Joseph A. McCartin (born May 12, 1959) is a professor of history at Georgetown University whose research focuses on labor unions in the United States.
McCartin was born in Chelsea, Massachusetts, in 1959, and is the son of Joseph and Marybeth McCartin. Joseph McCartin is of Irish-Latino descent, resided in Troy, New York as a child. In 1981 he received his bachelor's degree in history from the College of the Holy Cross in Worcester, Massachusetts, in 1985 he received a master's degree, and in 1990 a doctor of philosophy, both from Binghamton University.
From 1990 to 1992, he was a lecturer at the University of Rhode Island. In 1992, he was appointed an assistant professor at the State University of New York at Geneseo. In 1998 he was promoted to associate professor, and in 1999, McCartin took a position at Georgetown University in Washington, D.C., where he is now a professor and the director of the Kalmanovitz Initiative for Labor and the Working Poor.
His brother is noted Catholic historian James McCartin.

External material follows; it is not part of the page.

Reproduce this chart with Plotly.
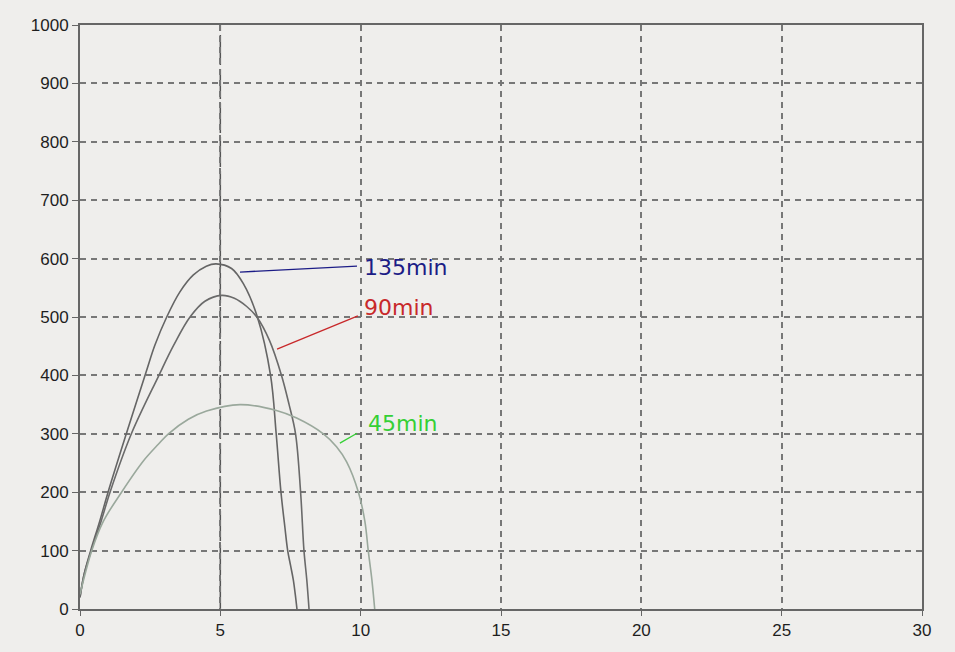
import plotly.graph_objects as go

# ---- data ----
x_135 = [0, 0.15, 0.38, 0.7, 1.0, 1.65, 2.35, 2.67, 3.09, 3.56, 4.04, 4.5, 4.85, 5.4, 5.82, 6.32, 6.79, 6.99, 7.16, 7.3, 7.4, 7.5, 7.6, 7.67, 7.73]
y_135 = [20, 60, 100, 150, 200, 300, 405, 452, 500, 543, 572, 587, 591, 583, 557, 500, 400, 300, 200, 140, 100, 75, 50, 25, 0]

x_90 = [0, 0.15, 0.4, 0.75, 1.07, 1.83, 2.79, 3.33, 3.92, 4.45, 5.05, 5.5, 5.94, 6.3, 6.75, 7.18, 7.45, 7.68, 7.86, 7.98, 8.08, 8.16]
y_90 = [20, 60, 100, 150, 200, 300, 398, 451, 500, 527, 537, 532, 518, 500, 460, 400, 350, 300, 200, 100, 50, 0]

x_45 = [0, 0.42, 0.83, 1.48, 2.25, 2.79, 3.15, 3.86, 4.51, 5.7, 7.0, 7.72, 8.67, 9.14, 9.5, 9.92, 10.15, 10.27, 10.4, 10.5]
y_45 = [25, 100, 150, 200, 253, 282, 300, 325, 339, 350, 340, 327, 300, 278, 252, 200, 150, 100, 50, 0]

series_names = ["135min", "90min", "45min"]
label_x = [10.05, 10.05, 10.19]
label_y = [584, 517, 317]
leader_x = [[5.70, 9.87], [7.02, 9.90], [9.26, 9.87]]
leader_y = [[577, 587], [445, 502], [284, 301]]

x_ticks = [0, 5, 10, 15, 20, 25, 30]
y_ticks = [0, 100, 200, 300, 400, 500, 600, 700, 800, 900, 1000]
marker_line_x = 5

# ---- styling ----
curve_colors = ["#656565", "#6a6a6a", "#9aa89c"]
label_colors = ["#1c1c86", "#c8282a", "#35d035"]
bg = "#efeeec"
axis_col = "#666666"

fig = go.Figure()

for xs, ys, c, n in zip([x_135, x_90, x_45], [y_135, y_90, y_45], curve_colors, series_names):
    fig.add_trace(go.Scatter(x=xs, y=ys, mode="lines", name=n,
                             line=dict(color=c, width=1.6, shape="spline", smoothing=1.0),
                             showlegend=False, hoverinfo="skip"))

for lx, ly, c in zip(leader_x, leader_y, label_colors):
    fig.add_trace(go.Scatter(x=lx, y=ly, mode="lines", line=dict(color=c, width=1.3),
                             showlegend=False, hoverinfo="skip"))

for n, tx, ty, c in zip(series_names, label_x, label_y, label_colors):
    fig.add_annotation(x=tx, y=ty, text=n, showarrow=False, xanchor="left", yanchor="middle",
                       font=dict(family="DejaVu Sans", size=22, color=c))

fig.add_shape(type="line", xref="x", yref="paper", x0=marker_line_x, x1=marker_line_x, y0=0, y1=1,
              line=dict(color="#555555", width=1.5, dash="30px,4px"), layer="below")

fig.update_layout(
    width=955, height=652,
    margin=dict(l=80, r=33, t=25, b=43),
    paper_bgcolor=bg, plot_bgcolor=bg,
    font=dict(family="Liberation Sans, Arial", size=17, color="#1e1e1e"),
)
fig.update_xaxes(range=[0, 30], tickvals=x_ticks, ticktext=[str(v) for v in x_ticks],
                 showline=True, linecolor=axis_col, linewidth=2, mirror=True,
                 showgrid=True, gridcolor="#777777", gridwidth=1.5, griddash="6px,5px",
                 ticks="outside", ticklen=5, tickcolor=axis_col, zeroline=False,
                 tickfont=dict(size=17, color="#1e1e1e"))
fig.update_yaxes(range=[0, 1000], tickvals=y_ticks, ticktext=[str(v) for v in y_ticks],
                 showline=True, linecolor=axis_col, linewidth=2, mirror=True,
                 showgrid=True, gridcolor="#777777", gridwidth=1.5, griddash="6px,5px",
                 ticks="outside", ticklen=6, tickcolor=axis_col, zeroline=False,
                 tickfont=dict(size=17, color="#1e1e1e"))

fig.write_html("out.html")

McCartin is a historical institutionalist whose research focuses on the history of labor unions in the United States during the 20th century. McCartin is a strong advocate of industrial democracy, an economic arrangement in which workers share in the management of the workplace. He has challenged many of the labor movement's closely held beliefs, including the idea that the PATCO air traffic controllers' strike of 1981 began, rather than culminated, an attack on labor rights in the United States.